**Given material:**

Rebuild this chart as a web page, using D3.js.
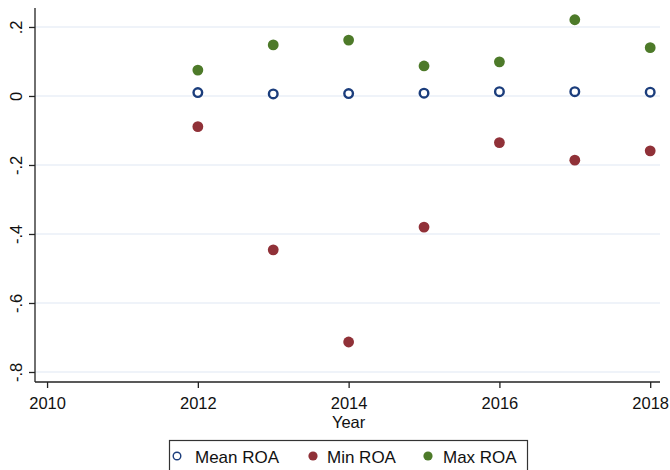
<!DOCTYPE html>
<html>
<head>
<meta charset="utf-8">
<script src="https://cdn.jsdelivr.net/npm/d3@7"></script>
<style>
  html, body { margin: 0; padding: 0; background: #fff; }
  svg { display: block; font-family: "Liberation Sans", Arial, sans-serif; }
</style>
</head>
<body>
<svg id="chart" width="670" height="470"></svg>
<script>
// ROA summary by year
const years   = [2012, 2013, 2014, 2015, 2016, 2017, 2018];
const meanROA = [0.010, 0.006, 0.007, 0.008, 0.0125, 0.0125, 0.011];
const minROA  = [-0.089, -0.446, -0.713, -0.380, -0.135, -0.186, -0.159];
const maxROA  = [0.075, 0.148, 0.162, 0.087, 0.099, 0.221, 0.140];

const xTicks = [2010, 2012, 2014, 2016, 2018];
const yTicks = [0.2, 0, -0.2, -0.4, -0.6, -0.8];
const yTickLabels = [".2", "0", "-.2", "-.4", "-.6", "-.8"];

const seriesNames = ["Mean ROA", "Min ROA", "Max ROA"];
const colors = { mean: "#1b3d7c", min: "#903138", max: "#4d7a29" };

const svg = d3.select("#chart");
const plot = { left: 35, right: 660, top: 8, bottom: 382 };

const x = d3.scaleLinear().domain([2009.84, 2018.13]).range([plot.left, plot.right]);
const y = d3.scaleLinear().domain([0.255, -0.829]).range([plot.top, plot.bottom]);

// horizontal gridlines
svg.append("g").selectAll("line").data(yTicks).join("line")
  .attr("x1", plot.left).attr("x2", plot.right)
  .attr("y1", d => y(d)).attr("y2", d => y(d))
  .attr("stroke", "#e0e7f3").attr("stroke-width", 1.2);

// y axis with vertical tick labels
const yAxis = svg.append("g").attr("transform", `translate(${plot.left},0)`)
  .call(d3.axisLeft(y).tickValues(yTicks).tickSize(6).tickFormat((d, i) => yTickLabels[i]));
yAxis.select(".domain").attr("d", `M0,${plot.top}V${plot.bottom}`).attr("stroke", "#222").attr("stroke-width", 1.3);
yAxis.selectAll(".tick line").attr("stroke", "#222").attr("stroke-width", 1.3);
yAxis.selectAll(".tick text")
  .attr("font-size", 16.5).attr("fill", "#111")
  .attr("text-anchor", "middle")
  .attr("x", 0).attr("y", 0).attr("dy", 0)
  .attr("transform", "translate(-13,0) rotate(-90)");

// x axis
const xAxis = svg.append("g").attr("transform", `translate(0,${plot.bottom})`)
  .call(d3.axisBottom(x).tickValues(xTicks).tickSize(6).tickFormat(d3.format("d")));
xAxis.select(".domain").attr("d", `M${plot.left},0H${plot.right}`).attr("stroke", "#222").attr("stroke-width", 1.3);
xAxis.selectAll(".tick line").attr("stroke", "#222").attr("stroke-width", 1.3);
xAxis.selectAll(".tick text").attr("font-size", 16.5).attr("fill", "#111").attr("y", 27).attr("dy", 0);

svg.append("text").attr("x", x(2014)).attr("y", 427.5)
  .attr("text-anchor", "middle").attr("font-size", 16.5).attr("fill", "#111").text("Year");

// markers
const pts = (vals) => years.map((yr, i) => ({ yr, v: vals[i] }));
svg.append("g").selectAll("circle").data(pts(maxROA)).join("circle")
  .attr("cx", d => x(d.yr)).attr("cy", d => y(d.v)).attr("r", 5.4).attr("fill", colors.max);
svg.append("g").selectAll("circle").data(pts(minROA)).join("circle")
  .attr("cx", d => x(d.yr)).attr("cy", d => y(d.v)).attr("r", 5.4).attr("fill", colors.min);
svg.append("g").selectAll("circle").data(pts(meanROA)).join("circle")
  .attr("cx", d => x(d.yr)).attr("cy", d => y(d.v)).attr("r", 4.3)
  .attr("fill", "#fff").attr("stroke", colors.mean).attr("stroke-width", 2.4);

// legend
const legend = svg.append("g");
legend.append("rect").attr("x", 169.5).attr("y", 440.5).attr("width", 358).attr("height", 40)
  .attr("fill", "#fff").attr("stroke", "#333").attr("stroke-width", 1.2);
const items = [
  { name: seriesNames[0], cx: 177, tx: 195, type: "mean" },
  { name: seriesNames[1], cx: 313, tx: 327, type: "min" },
  { name: seriesNames[2], cx: 428, tx: 443, type: "max" }
];
items.forEach(it => {
  const c = legend.append("circle").attr("cx", it.cx).attr("cy", 456);
  if (it.type === "mean") {
    c.attr("r", 3.8).attr("fill", "#fff").attr("stroke", colors.mean).attr("stroke-width", 1.4);
  } else {
    c.attr("r", 4.6).attr("fill", colors[it.type]);
  }
  legend.append("text").attr("x", it.tx).attr("y", 462.5).attr("font-size", 17).attr("fill", "#111").text(it.name);
});
</script>
</body>
</html>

**Directions:**
Your copy of the data should match it exactly, except that pictures are left out.

**In response:**
Rebuild this chart as a web page, using D3.js.
<!DOCTYPE html>
<html>
<head>
<meta charset="utf-8">
<script src="https://cdn.jsdelivr.net/npm/d3@7"></script>
<style>
  html, body { margin: 0; padding: 0; background: #fff; }
  svg { display: block; font-family: "Liberation Sans", Arial, sans-serif; }
</style>
</head>
<body>
<svg id="chart" width="670" height="470"></svg>
<script>
// ROA summary by year
const years   = [2012, 2013, 2014, 2015, 2016, 2017, 2018];
const meanROA = [0.010, 0.006, 0.007, 0.008, 0.0125, 0.0125, 0.011];
const minROA  = [-0.089, -0.446, -0.713, -0.380, -0.135, -0.186, -0.159];
const maxROA  = [0.075, 0.148, 0.162, 0.087, 0.099, 0.221, 0.140];

const xTicks = [2010, 2012, 2014, 2016, 2018];
const yTicks = [0.2, 0, -0.2, -0.4, -0.6, -0.8];
const yTickLabels = [".2", "0", "-.2", "-.4", "-.6", "-.8"];

const seriesNames = ["Mean ROA", "Min ROA", "Max ROA"];
const colors = { mean: "#1b3d7c", min: "#903138", max: "#4d7a29" };

const svg = d3.select("#chart");
const plot = { left: 35, right: 660, top: 8, bottom: 382 };

const x = d3.scaleLinear().domain([2009.84, 2018.13]).range([plot.left, plot.right]);
const y = d3.scaleLinear().domain([0.255, -0.829]).range([plot.top, plot.bottom]);

// horizontal gridlines
svg.append("g").selectAll("line").data(yTicks).join("line")
  .attr("x1", plot.left).attr("x2", plot.right)
  .attr("y1", d => y(d)).attr("y2", d => y(d))
  .attr("stroke", "#e0e7f3").attr("stroke-width", 1.2);

// y axis with vertical tick labels
const yAxis = svg.append("g").attr("transform", `translate(${plot.left},0)`)
  .call(d3.axisLeft(y).tickValues(yTicks).tickSize(6).tickFormat((d, i) => yTickLabels[i]));
yAxis.select(".domain").attr("d", `M0,${plot.top}V${plot.bottom}`).attr("stroke", "#222").attr("stroke-width", 1.3);
yAxis.selectAll(".tick line").attr("stroke", "#222").attr("stroke-width", 1.3);
yAxis.selectAll(".tick text")
  .attr("font-size", 16.5).attr("fill", "#111")
  .attr("text-anchor", "middle")
  .attr("x", 0).attr("y", 0).attr("dy", 0)
  .attr("transform", "translate(-13,0) rotate(-90)");

// x axis
const xAxis = svg.append("g").attr("transform", `translate(0,${plot.bottom})`)
  .call(d3.axisBottom(x).tickValues(xTicks).tickSize(6).tickFormat(d3.format("d")));
xAxis.select(".domain").attr("d", `M${plot.left},0H${plot.right}`).attr("stroke", "#222").attr("stroke-width", 1.3);
xAxis.selectAll(".tick line").attr("stroke", "#222").attr("stroke-width", 1.3);
xAxis.selectAll(".tick text").attr("font-size", 16.5).attr("fill", "#111").attr("y", 27).attr("dy", 0);

svg.append("text").attr("x", x(2014)).attr("y", 427.5)
  .attr("text-anchor", "middle").attr("font-size", 16.5).attr("fill", "#111").text("Year");

// markers
const pts = (vals) => years.map((yr, i) => ({ yr, v: vals[i] }));
svg.append("g").selectAll("circle").data(pts(maxROA)).join("circle")
  .attr("cx", d => x(d.yr)).attr("cy", d => y(d.v)).attr("r", 5.4).attr("fill", colors.max);
svg.append("g").selectAll("circle").data(pts(minROA)).join("circle")
  .attr("cx", d => x(d.yr)).attr("cy", d => y(d.v)).attr("r", 5.4).attr("fill", colors.min);
svg.append("g").selectAll("circle").data(pts(meanROA)).join("circle")
  .attr("cx", d => x(d.yr)).attr("cy", d => y(d.v)).attr("r", 4.3)
  .attr("fill", "#fff").attr("stroke", colors.mean).attr("stroke-width", 2.4);

// legend
const legend = svg.append("g");
legend.append("rect").attr("x", 169.5).attr("y", 440.5).attr("width", 358).attr("height", 40)
  .attr("fill", "#fff").attr("stroke", "#333").attr("stroke-width", 1.2);
const items = [
  { name: seriesNames[0], cx: 177, tx: 195, type: "mean" },
  { name: seriesNames[1], cx: 313, tx: 327, type: "min" },
  { name: seriesNames[2], cx: 428, tx: 443, type: "max" }
];
items.forEach(it => {
  const c = legend.append("circle").attr("cx", it.cx).attr("cy", 456);
  if (it.type === "mean") {
    c.attr("r", 3.8).attr("fill", "#fff").attr("stroke", colors.mean).attr("stroke-width", 1.4);
  } else {
    c.attr("r", 4.6).attr("fill", colors[it.type]);
  }
  legend.append("text").attr("x", it.tx).attr("y", 462.5).attr("font-size", 17).attr("fill", "#111").text(it.name);
});
</script>
</body>
</html>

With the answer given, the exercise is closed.